---------- RECORDS SHOWN

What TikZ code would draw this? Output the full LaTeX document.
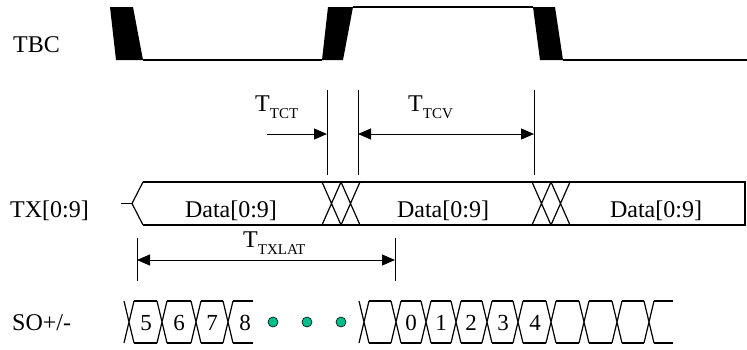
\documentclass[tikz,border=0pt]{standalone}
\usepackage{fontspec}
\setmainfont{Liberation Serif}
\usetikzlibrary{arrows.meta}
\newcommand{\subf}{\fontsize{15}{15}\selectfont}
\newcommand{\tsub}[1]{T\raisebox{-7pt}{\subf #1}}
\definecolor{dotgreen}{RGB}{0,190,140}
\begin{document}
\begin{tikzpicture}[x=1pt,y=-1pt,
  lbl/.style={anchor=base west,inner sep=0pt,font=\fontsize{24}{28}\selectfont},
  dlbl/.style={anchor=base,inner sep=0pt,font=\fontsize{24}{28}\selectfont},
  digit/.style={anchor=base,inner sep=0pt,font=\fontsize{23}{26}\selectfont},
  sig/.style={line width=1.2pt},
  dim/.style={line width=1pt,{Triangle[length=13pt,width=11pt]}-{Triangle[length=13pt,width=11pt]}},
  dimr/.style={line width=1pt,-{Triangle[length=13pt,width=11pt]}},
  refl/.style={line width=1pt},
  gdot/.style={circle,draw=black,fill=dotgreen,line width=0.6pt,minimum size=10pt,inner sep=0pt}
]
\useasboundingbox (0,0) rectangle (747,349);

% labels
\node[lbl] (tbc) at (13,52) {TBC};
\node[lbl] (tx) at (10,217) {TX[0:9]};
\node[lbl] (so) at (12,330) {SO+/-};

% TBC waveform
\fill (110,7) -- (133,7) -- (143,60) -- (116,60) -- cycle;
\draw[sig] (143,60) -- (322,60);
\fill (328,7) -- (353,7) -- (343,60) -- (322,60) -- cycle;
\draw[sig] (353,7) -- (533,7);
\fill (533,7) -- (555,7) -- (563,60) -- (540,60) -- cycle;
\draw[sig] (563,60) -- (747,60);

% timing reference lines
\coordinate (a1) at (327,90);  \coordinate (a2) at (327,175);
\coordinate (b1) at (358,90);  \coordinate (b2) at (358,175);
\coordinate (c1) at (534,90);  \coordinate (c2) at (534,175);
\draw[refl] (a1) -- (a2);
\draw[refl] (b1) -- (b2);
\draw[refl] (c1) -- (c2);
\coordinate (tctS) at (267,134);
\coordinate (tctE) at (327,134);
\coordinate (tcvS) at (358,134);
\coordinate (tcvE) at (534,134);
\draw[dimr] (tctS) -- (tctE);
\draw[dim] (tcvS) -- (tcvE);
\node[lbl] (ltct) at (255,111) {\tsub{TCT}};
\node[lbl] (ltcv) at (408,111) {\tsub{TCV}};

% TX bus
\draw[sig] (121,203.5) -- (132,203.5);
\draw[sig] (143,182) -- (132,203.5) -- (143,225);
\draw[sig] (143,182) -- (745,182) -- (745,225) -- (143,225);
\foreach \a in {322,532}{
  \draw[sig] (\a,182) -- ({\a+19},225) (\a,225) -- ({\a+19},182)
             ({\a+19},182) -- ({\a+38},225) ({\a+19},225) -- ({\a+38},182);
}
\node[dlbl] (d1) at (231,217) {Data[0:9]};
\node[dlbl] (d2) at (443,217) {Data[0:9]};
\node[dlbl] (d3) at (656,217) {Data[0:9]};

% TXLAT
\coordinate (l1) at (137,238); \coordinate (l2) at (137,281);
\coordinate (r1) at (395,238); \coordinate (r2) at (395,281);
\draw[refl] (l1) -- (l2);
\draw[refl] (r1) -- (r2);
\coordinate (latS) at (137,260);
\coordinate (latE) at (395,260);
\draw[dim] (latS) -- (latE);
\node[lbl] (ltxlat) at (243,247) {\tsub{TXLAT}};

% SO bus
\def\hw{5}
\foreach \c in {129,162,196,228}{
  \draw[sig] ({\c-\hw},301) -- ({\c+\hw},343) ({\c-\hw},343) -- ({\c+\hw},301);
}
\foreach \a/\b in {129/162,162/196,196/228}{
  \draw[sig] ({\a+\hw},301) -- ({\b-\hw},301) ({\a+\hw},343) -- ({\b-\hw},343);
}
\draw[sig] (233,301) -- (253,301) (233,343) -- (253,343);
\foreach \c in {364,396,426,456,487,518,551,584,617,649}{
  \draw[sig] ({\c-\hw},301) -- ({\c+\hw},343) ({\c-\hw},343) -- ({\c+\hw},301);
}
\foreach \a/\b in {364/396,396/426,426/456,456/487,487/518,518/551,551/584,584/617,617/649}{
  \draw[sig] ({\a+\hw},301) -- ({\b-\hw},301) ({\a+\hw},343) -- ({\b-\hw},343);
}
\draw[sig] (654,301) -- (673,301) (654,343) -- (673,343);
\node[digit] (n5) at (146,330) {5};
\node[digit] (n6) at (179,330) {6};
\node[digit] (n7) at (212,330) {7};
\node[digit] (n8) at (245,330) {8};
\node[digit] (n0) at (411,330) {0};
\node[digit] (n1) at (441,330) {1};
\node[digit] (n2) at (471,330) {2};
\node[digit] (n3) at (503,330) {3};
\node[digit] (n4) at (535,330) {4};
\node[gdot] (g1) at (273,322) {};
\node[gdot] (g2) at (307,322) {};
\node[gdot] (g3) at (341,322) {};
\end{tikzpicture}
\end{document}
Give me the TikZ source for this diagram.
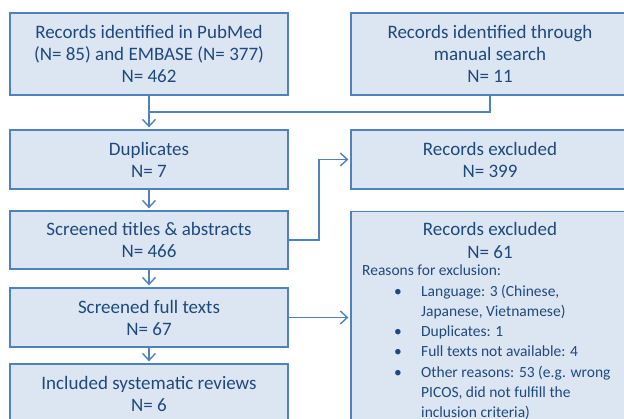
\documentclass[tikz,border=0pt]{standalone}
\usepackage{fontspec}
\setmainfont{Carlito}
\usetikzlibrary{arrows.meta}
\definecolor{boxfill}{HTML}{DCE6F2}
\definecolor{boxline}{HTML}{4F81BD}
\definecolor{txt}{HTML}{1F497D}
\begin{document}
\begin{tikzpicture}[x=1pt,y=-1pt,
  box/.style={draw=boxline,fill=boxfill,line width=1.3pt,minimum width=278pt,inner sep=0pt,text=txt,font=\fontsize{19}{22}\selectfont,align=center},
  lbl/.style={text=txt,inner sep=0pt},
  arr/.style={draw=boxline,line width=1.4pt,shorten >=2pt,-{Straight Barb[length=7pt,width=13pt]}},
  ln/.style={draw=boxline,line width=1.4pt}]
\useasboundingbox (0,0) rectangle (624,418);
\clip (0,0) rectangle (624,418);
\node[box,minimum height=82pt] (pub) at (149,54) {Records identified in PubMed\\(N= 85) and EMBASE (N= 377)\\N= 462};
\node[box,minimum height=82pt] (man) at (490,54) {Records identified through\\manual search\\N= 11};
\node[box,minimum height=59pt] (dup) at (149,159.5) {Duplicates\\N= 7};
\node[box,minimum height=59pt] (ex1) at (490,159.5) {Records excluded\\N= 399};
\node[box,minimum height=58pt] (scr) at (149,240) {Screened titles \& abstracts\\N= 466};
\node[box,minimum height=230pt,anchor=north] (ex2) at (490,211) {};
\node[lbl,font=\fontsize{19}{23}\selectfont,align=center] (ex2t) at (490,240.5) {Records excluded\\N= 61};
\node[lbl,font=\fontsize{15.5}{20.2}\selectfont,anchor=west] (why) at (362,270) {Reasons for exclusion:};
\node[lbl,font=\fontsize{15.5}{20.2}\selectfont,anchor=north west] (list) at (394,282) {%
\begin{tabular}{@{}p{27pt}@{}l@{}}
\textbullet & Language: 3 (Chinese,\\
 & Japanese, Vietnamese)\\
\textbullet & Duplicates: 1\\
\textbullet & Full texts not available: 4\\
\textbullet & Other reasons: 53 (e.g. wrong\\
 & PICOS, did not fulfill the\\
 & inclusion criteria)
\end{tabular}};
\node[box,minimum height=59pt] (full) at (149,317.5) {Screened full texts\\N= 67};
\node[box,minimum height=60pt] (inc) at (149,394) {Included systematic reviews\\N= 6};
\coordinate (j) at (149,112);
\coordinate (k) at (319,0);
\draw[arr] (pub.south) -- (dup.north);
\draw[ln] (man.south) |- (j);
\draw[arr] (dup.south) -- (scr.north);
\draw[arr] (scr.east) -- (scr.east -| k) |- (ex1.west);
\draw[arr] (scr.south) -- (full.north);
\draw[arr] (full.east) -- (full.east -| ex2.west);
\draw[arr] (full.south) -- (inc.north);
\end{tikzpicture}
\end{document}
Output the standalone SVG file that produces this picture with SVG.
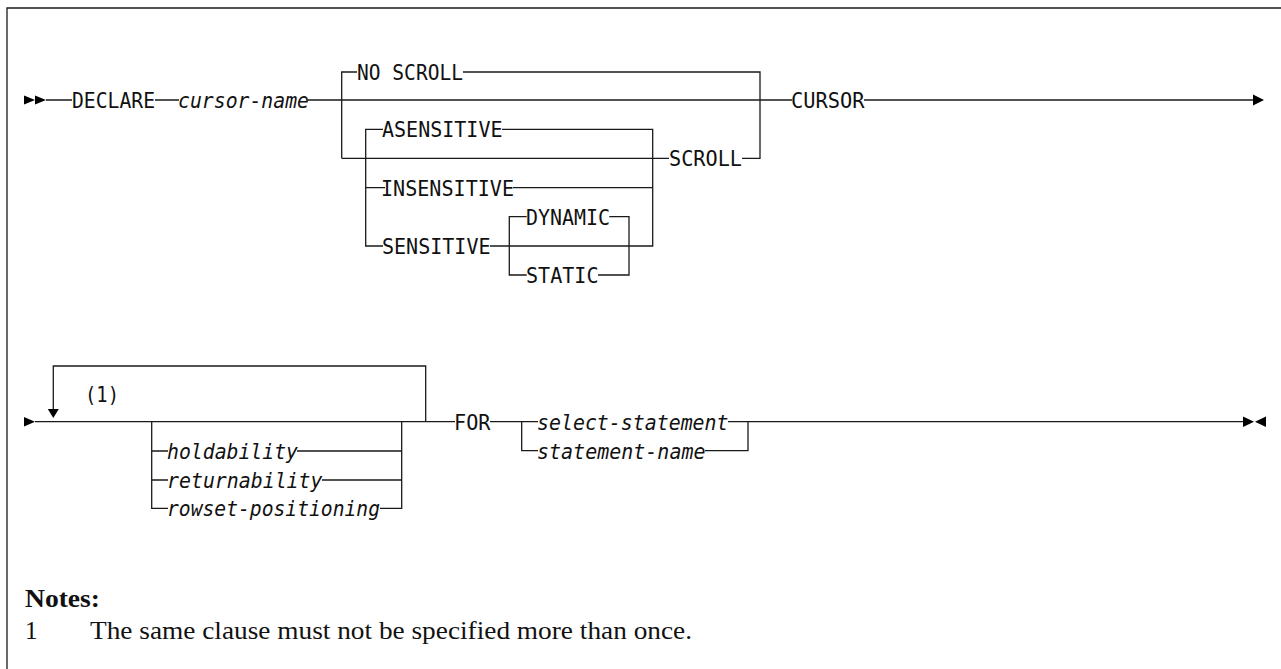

--------------------

(WORK INSTRUCTIONS)
Tally up the lines holding the string "Output" in this listing, and report the total alone.

(EXERCISE RESULT)
2